Earnings calls are a waste of time. I know because I used to listen to them. 

After a Tesla earnings call in January 2022, I realized how useless they are. The stock dropped over 10% for reasons we'll never know. A few rattled clients emailed me. My response: “I doubt we're going to care about this quarter within a few months, for better or worse.”

I was confident saying that because I know of one earnings call still referenced today. One. And I learned about it in university. It was when the Enron CEO, Jeff Skilling, called an analyst an asshole in 2001. 

Find me another earnings call that made a difference long-term. 

I’m bringing this up because there’s a push right now to shift quarterly earnings reporting requirements to semi-annual. I think that would be a bad decision. 

I don’t like earnings calls. But quarterly earnings reports are important. They force publicly traded companies to disclose their quarterly audited financial statements. Audited financial statements provide all investors – even boring index investors like me – with vital information. Without audited financial statements companies can get away with a lot. 

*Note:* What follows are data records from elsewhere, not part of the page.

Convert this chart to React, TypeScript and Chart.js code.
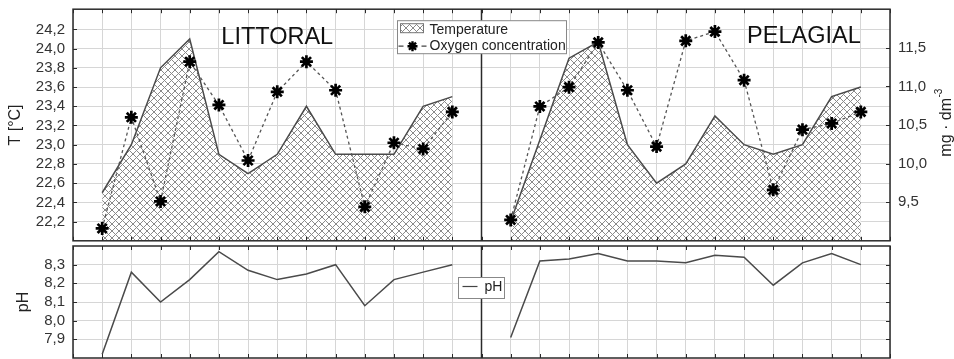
import React, { useEffect, useRef } from 'react';
import { Chart, registerables } from 'chart.js';

Chart.register(...registerables);

// ---- data ----
const littoralSamples = [1, 2, 3, 4, 5, 6, 7, 8, 9, 10, 11, 12, 13];
const pelagialSamples = [15, 16, 17, 18, 19, 20, 21, 22, 23, 24, 25, 26, 27];
const zoneDivider = 14;
const xMin = 0;
const xMax = 28;

const tempLittoral = [22.5, 23.0, 23.8, 24.1, 22.9, 22.7, 22.9, 23.4, 22.9, 22.9, 22.9, 23.4, 23.5];
const tempPelagial = [22.2, 23.05, 23.9, 24.07, 23.0, 22.6, 22.8, 23.3, 23.0, 22.9, 23.0, 23.5, 23.6];
const oxyLittoral = [9.16, 10.6, 9.51, 11.32, 10.76, 10.04, 10.93, 11.32, 10.95, 9.44, 10.27, 10.19, 10.67];
const oxyPelagial = [9.27, 10.74, 10.99, 11.57, 10.95, 10.22, 11.59, 11.71, 11.08, 9.66, 10.44, 10.52, 10.67];
const phLittoral = [7.82, 8.26, 8.10, 8.22, 8.37, 8.27, 8.22, 8.25, 8.30, 8.08, 8.22, 8.26, 8.30];
const phPelagial = [7.91, 8.32, 8.33, 8.36, 8.32, 8.32, 8.31, 8.35, 8.34, 8.19, 8.31, 8.36, 8.30];

const tempTicks = [22.2, 22.4, 22.6, 22.8, 23.0, 23.2, 23.4, 23.6, 23.8, 24.0, 24.2];
const oxyTicks = [9.5, 10.0, 10.5, 11.0, 11.5];
const phTicks = [7.9, 8.0, 8.1, 8.2, 8.3];
const xGrid = Array.from({ length: xMax - xMin + 1 }, (_, i) => xMin + i);

const zoneLabels = ['LITTORAL', 'PELAGIAL'];
const zoneLabelPos = [7, 25.05];

const FONT = '"Liberation Sans", Arial, sans-serif';
const GRID = '#d6d6d6';
const FRAME = '#2a2a2a';
const TICKTXT = '#333';

const fmt = (v: any) => Number(v).toFixed(1).replace('.', ',');
const pts = (xs: number[], ys: number[]) => ys.map((y, i) => ({ x: xs[i], y }));

function makeHatch(): any {
  const s = 7;
  const c = document.createElement('canvas');
  c.width = s;
  c.height = s;
  const g = c.getContext('2d')!;
  g.fillStyle = '#fff';
  g.fillRect(0, 0, s, s);
  g.strokeStyle = '#8a8a8a';
  g.lineWidth = 1;
  g.beginPath();
  g.moveTo(-1, -1);
  g.lineTo(s + 1, s + 1);
  g.moveTo(s + 1, -1);
  g.lineTo(-1, s + 1);
  g.stroke();
  return g.createPattern(c, 'repeat');
}

function drawStar(ctx: CanvasRenderingContext2D, x: number, y: number, r: number, w: number) {
  ctx.save();
  ctx.strokeStyle = '#000';
  ctx.lineWidth = w;
  ctx.beginPath();
  ctx.moveTo(x - r, y); ctx.lineTo(x + r, y);
  ctx.moveTo(x, y - r); ctx.lineTo(x, y + r);
  const d = r * Math.SQRT1_2;
  ctx.moveTo(x - d, y - d); ctx.lineTo(x + d, y + d);
  ctx.moveTo(x - d, y + d); ctx.lineTo(x + d, y - d);
  ctx.stroke();
  ctx.restore();
}

const framePlugin = {
  id: 'frame',
  afterDatasetsDraw(chart: any, _args: any, opts: any) {
    const { ctx, chartArea: ca, scales } = chart;
    const xs = scales.x;
    ctx.save();
    ctx.strokeStyle = FRAME;
    ctx.lineWidth = 1;
    ctx.beginPath();
    for (const v of xGrid) {
      const px = Math.round(xs.getPixelForValue(v)) + 0.5;
      ctx.moveTo(px, ca.top); ctx.lineTo(px, ca.top + 4);
      ctx.moveTo(px, ca.bottom); ctx.lineTo(px, ca.bottom - 4);
    }
    const side = (id: string, vals: number[], right: boolean) => {
      const sc = scales[id];
      for (const v of vals) {
        const py = Math.round(sc.getPixelForValue(v)) + 0.5;
        const x0 = right ? ca.right : ca.left;
        ctx.moveTo(x0, py); ctx.lineTo(right ? x0 - 4 : x0 + 4, py);
      }
    };
    side(opts.leftId, opts.leftTicks, false);
    side(opts.rightId, opts.rightTicks, true);
    ctx.stroke();
    ctx.lineWidth = 1.5;
    ctx.strokeRect(ca.left, ca.top, ca.right - ca.left, ca.bottom - ca.top);
    const dx = xs.getPixelForValue(zoneDivider);
    ctx.beginPath();
    ctx.moveTo(dx, ca.top); ctx.lineTo(dx, ca.bottom);
    ctx.stroke();
    ctx.restore();
  },
};

export default function App() {
  const topRef = useRef<HTMLCanvasElement>(null);
  const botRef = useRef<HTMLCanvasElement>(null);

  useEffect(() => {
    const hatch = makeHatch();
    Chart.defaults.font.family = FONT;

    const topAnnot = {
      id: 'topAnnot',
      afterDraw(chart: any) {
        const { ctx, chartArea: ca, scales } = chart;
        ctx.save();
        // zone titles
        ctx.font = '23.5px ' + FONT;
        ctx.fillStyle = '#111';
        ctx.textAlign = 'center';
        ctx.textBaseline = 'alphabetic';
        ctx.fillText(zoneLabels[0], scales.x.getPixelForValue(zoneLabelPos[0]), ca.top + 35);
        ctx.fillText(zoneLabels[1], scales.x.getPixelForValue(zoneLabelPos[1]), ca.top + 34);
        // legend
        const lx = ca.left + 324.5;
        const ly = ca.top + 11.5;
        ctx.fillStyle = '#fff';
        ctx.fillRect(lx, ly, 169, 33);
        ctx.strokeStyle = '#888';
        ctx.lineWidth = 1;
        ctx.strokeRect(lx, ly, 169, 33);
        ctx.fillStyle = hatch;
        ctx.fillRect(lx + 3, ly + 3, 23, 9);
        ctx.strokeStyle = '#777';
        ctx.strokeRect(lx + 3, ly + 3, 23, 9);
        ctx.fillStyle = '#222';
        ctx.font = '14px ' + FONT;
        ctx.textAlign = 'left';
        ctx.textBaseline = 'middle';
        ctx.fillText('Temperature', lx + 32, ly + 9);
        ctx.fillText('Oxygen concentration', lx + 32, ly + 25);
        ctx.strokeStyle = '#444';
        ctx.lineWidth = 1.3;
        ctx.beginPath();
        ctx.moveTo(lx + 1, ly + 25.5); ctx.lineTo(lx + 6, ly + 25.5);
        ctx.moveTo(lx + 24, ly + 25.5); ctx.lineTo(lx + 29, ly + 25.5);
        ctx.stroke();
        drawStar(ctx, lx + 15, ly + 25.5, 5, 2.4);
        // right axis title, rotated bottom-to-top
        ctx.translate(chart.width - 3.5, ca.top + 147.5);
        ctx.rotate(-Math.PI / 2);
        ctx.textAlign = 'left';
        ctx.textBaseline = 'alphabetic';
        ctx.fillStyle = '#222';
        ctx.font = '16px ' + FONT;
        const main = 'mg \u00B7 dm';
        ctx.fillText(main, 0, 0);
        const w = ctx.measureText(main).width;
        ctx.font = '10px ' + FONT;
        ctx.fillText('-3', w + 0.5, -9);
        ctx.restore();
      },
    };

    const botAnnot = {
      id: 'botAnnot',
      afterDraw(chart: any) {
        const { ctx, chartArea: ca } = chart;
        ctx.save();
        const lx = ca.left + 385.5;
        const ly = ca.top + 31.5;
        ctx.fillStyle = '#fff';
        ctx.fillRect(lx, ly, 46, 21);
        ctx.strokeStyle = '#888';
        ctx.lineWidth = 1;
        ctx.strokeRect(lx, ly, 46, 21);
        ctx.strokeStyle = '#444';
        ctx.lineWidth = 1.2;
        ctx.beginPath();
        ctx.moveTo(lx + 4, ly + 9); ctx.lineTo(lx + 19, ly + 9);
        ctx.stroke();
        ctx.fillStyle = '#222';
        ctx.font = '14px ' + FONT;
        ctx.textAlign = 'left';
        ctx.textBaseline = 'middle';
        ctx.fillText('pH', lx + 26, ly + 10);
        ctx.restore();
      },
    };

    const tickFont = { size: 15, family: FONT };
    const setTicks = (vals: number[]) => (s: any) => {
      s.ticks = vals.map((v) => ({ value: v }));
    };
    const xScale = {
      type: 'linear',
      min: xMin,
      max: xMax,
      afterBuildTicks: setTicks(xGrid),
      ticks: { display: false },
      grid: { color: GRID, drawTicks: false, lineWidth: 1 },
      border: { display: false },
      afterFit: (s: any) => { s.height = 0; },
    };

    const tempStyle = {
      yAxisID: 'y',
      borderColor: '#4a4a4a',
      borderWidth: 1.5,
      backgroundColor: hatch,
      fill: 'start',
      pointRadius: 0,
      tension: 0,
      order: 3,
    };
    const oxyStyle = {
      yAxisID: 'y1',
      borderColor: '#555',
      borderDash: [3, 3],
      borderWidth: 1.3,
      fill: false,
      pointStyle: 'star',
      pointRadius: 6.5,
      pointBorderWidth: 2.7,
      pointBorderColor: '#000',
      pointBackgroundColor: '#000',
      tension: 0,
      order: 1,
    };

    const c1 = new Chart(topRef.current!, {
      type: 'line',
      data: {
        datasets: [
          { label: 'Temperature', data: pts(littoralSamples, tempLittoral), ...tempStyle },
          { label: 'Temperature P', data: pts(pelagialSamples, tempPelagial), ...tempStyle },
          { label: 'Oxygen concentration', data: pts(littoralSamples, oxyLittoral), ...oxyStyle },
          { label: 'Oxygen P', data: pts(pelagialSamples, oxyPelagial), ...oxyStyle },
        ] as any,
      },
      options: {
        animation: false,
        responsive: false,
        maintainAspectRatio: false,
        layout: { padding: { top: 4, bottom: 4, left: 0, right: 0 } },
        plugins: {
          legend: { display: false },
          tooltip: { enabled: false },
          frame: { leftId: 'y', leftTicks: tempTicks, rightId: 'y1', rightTicks: oxyTicks },
        } as any,
        scales: {
          x: xScale,
          y: {
            position: 'left',
            min: 22.0,
            max: 24.41,
            afterBuildTicks: setTicks(tempTicks),
            ticks: { font: tickFont, color: TICKTXT, padding: 8, callback: fmt },
            grid: { color: GRID, drawTicks: false },
            border: { display: false },
            title: { display: true, text: 'T [°C]', font: { size: 16, family: FONT }, color: '#222', padding: { top: 6, bottom: 0 } },
            afterFit: (s: any) => { s.width = 73; s.paddingTop = 0; s.paddingBottom = 0; },
          },
          y1: {
            position: 'right',
            min: 9.0,
            max: 12.0,
            afterBuildTicks: setTicks(oxyTicks),
            ticks: { font: tickFont, color: TICKTXT, padding: 8, callback: fmt },
            grid: { drawOnChartArea: false, drawTicks: false },
            border: { display: false },
            afterFit: (s: any) => { s.width = 64; s.paddingTop = 0; s.paddingBottom = 0; },
          },
        } as any,
      },
      plugins: [framePlugin, topAnnot],
    });

    const phStyle = {
      borderColor: '#4a4a4a',
      borderWidth: 1.5,
      pointRadius: 0,
      fill: false,
      tension: 0,
    };

    const c2 = new Chart(botRef.current!, {
      type: 'line',
      data: {
        datasets: [
          { label: 'pH', data: pts(littoralSamples, phLittoral), ...phStyle },
          { label: 'pH P', data: pts(pelagialSamples, phPelagial), ...phStyle },
        ] as any,
      },
      options: {
        animation: false,
        responsive: false,
        maintainAspectRatio: false,
        layout: { padding: { top: 4, bottom: 1, left: 0, right: 64 } },
        plugins: {
          legend: { display: false },
          tooltip: { enabled: false },
          frame: { leftId: 'y', leftTicks: phTicks, rightId: 'y', rightTicks: phTicks },
        } as any,
        scales: {
          x: xScale,
          y: {
            position: 'left',
            min: 7.8,
            max: 8.4,
            afterBuildTicks: setTicks(phTicks),
            ticks: { font: tickFont, color: TICKTXT, padding: 8, callback: fmt },
            grid: { color: GRID, drawTicks: false },
            border: { display: false },
            title: { display: true, text: 'pH', font: { size: 16, family: FONT }, color: '#222', padding: { top: 14, bottom: 0 } },
            afterFit: (s: any) => { s.width = 73; s.paddingTop = 0; s.paddingBottom = 0; },
          },
        } as any,
      },
      plugins: [framePlugin, botAnnot],
    });

    return () => {
      c1.destroy();
      c2.destroy();
    };
  }, []);

  return (
    <div style={{ position: 'fixed', left: 0, top: 0, width: 954, height: 359, background: '#fff', overflow: 'hidden' }}>
      <canvas ref={topRef} width={954} height={250} style={{ position: 'absolute', left: 0, top: 0, width: 954, height: 250 }} />
      <canvas ref={botRef} width={954} height={117} style={{ position: 'absolute', left: 0, top: 242, width: 954, height: 117 }} />
    </div>
  );
}
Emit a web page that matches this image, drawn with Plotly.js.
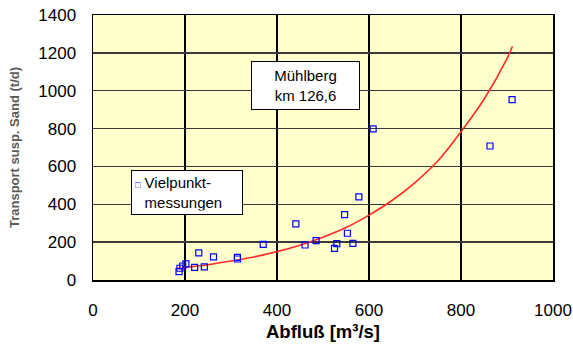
<!DOCTYPE html>
<html><head><meta charset="utf-8">
<script src="https://cdn.plot.ly/plotly-3.0.1.min.js"></script>
<style>html,body{margin:0;padding:0;background:#fff}#c{width:573px;height:347px}</style>
</head><body><div id="c"></div>
<script>
const measX = [187, 189, 195, 202, 221, 242, 230, 262, 314, 314, 370, 441, 461, 485, 525, 530, 547, 553, 565, 578, 609, 863, 911];
const measY = [44, 62, 74, 85, 67, 69, 143, 122, 120, 111, 188, 296, 185, 208, 167, 192, 345, 247, 194, 439, 798, 708, 953];
const fitX = [180, 200, 250, 300, 350, 400, 450, 500, 550, 600, 650, 700, 750, 800, 850, 900, 912];
const fitY = [61, 66, 81, 100, 122, 150, 184, 226, 277, 343, 420, 515, 630, 783, 955, 1170, 1235];
const xTicks = [0, 200, 400, 600, 800, 1000];
const yTicks = [0, 200, 400, 600, 800, 1000, 1200, 1400];
const seriesName = 'Vielpunkt-<br>messungen';

const traces = [
  {x: fitX, y: fitY, mode: 'lines', line: {color: '#FF2A2A', width: 1.6, shape: 'spline'}, showlegend: false, hoverinfo: 'skip'},
  {x: measX, y: measY, mode: 'markers', name: seriesName, showlegend: false,
   marker: {symbol: 'square-open', size: 6, color: '#0000FF', line: {width: 1.2}}}
];
const sq = "<span style='font-size:9px;color:#0000FF'>□</span>";
const sqHidden = "<span style='font-size:9px;color:rgba(0,0,0,0)'>□</span>";
const layout = {
  width: 573, height: 347,
  margin: {l: 93, r: 20, t: 15, b: 67},
  paper_bgcolor: '#ffffff', plot_bgcolor: '#FFFFCC',
  font: {family: 'Liberation Sans, Arial, sans-serif', color: '#000', size: 17},
  xaxis: {range: [0, 1000], tickvals: xTicks, ticktext: xTicks.map(String),
    showgrid: true, gridcolor: '#000', gridwidth: 1.5, zeroline: false,
    showline: true, linecolor: '#000', linewidth: 1.5, mirror: true, ticks: '',
    ticklabelstandoff: 14,
    title: {text: '<b>Abfluß [m³/s]</b>', font: {size: 18.5}, standoff: 6}},
  yaxis: {range: [0, 1400], tickvals: yTicks, ticktext: yTicks.map(String),
    showgrid: true, gridcolor: '#3a3a3a', gridwidth: 1.5, zeroline: false,
    showline: true, linecolor: '#000', linewidth: 1.5, mirror: true, ticks: '',
    ticklabelstandoff: 12,
    title: {text: '<b>Transport susp. Sand (t/d)</b>', font: {size: 13, color: '#5a5a5a'}, standoff: 15}},
  showlegend: false,
  annotations: [
    {x: 462, y: 1030, xref: 'x', yref: 'y', text: 'Mühlberg<br>km 126,6', showarrow: false, width: 97,
     bgcolor: '#ffffff', bordercolor: '#000', borderwidth: 1, borderpad: 5, font: {size: 15}, align: 'center'},
    {x: 187, y: 192, xref: 'paper', yref: 'paper', xanchor: 'center', yanchor: 'middle',
     text: sq + ' ' + seriesName.split('<br>')[0] + '<br>' + sqHidden + ' ' + seriesName.split('<br>')[1],
     showarrow: false, align: 'left', width: 104,
     bgcolor: '#ffffff', bordercolor: '#000', borderwidth: 1, borderpad: 3, font: {size: 15}}
  ]
};
// position legend box via pixel -> paper conversion
const pw = 573 - 93 - 20, ph = 347 - 15 - 67;
layout.annotations[1].x = (187 - 93) / pw;
layout.annotations[1].y = (280 - 192) / ph;
Plotly.newPlot('c', traces, layout, {displayModeBar: false, staticPlot: true});
</script></body></html>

Barry Ritholtz suggests that today's technology could provide investors with real time financial information. Replace quarterly reporting with immediate reporting. Real time information won’t be audited, but billions of market participants finding fraudulent inconsistencies in real time may be more effective than auditors finding them quarterly. 

Quarterly earnings calls and quarterly earnings reports are not the same thing. Reports provide investors with vital information and keep companies honest. The more often the reporting the better. Earnings calls are theatre. I'll never listen to another one. You shouldn’t either.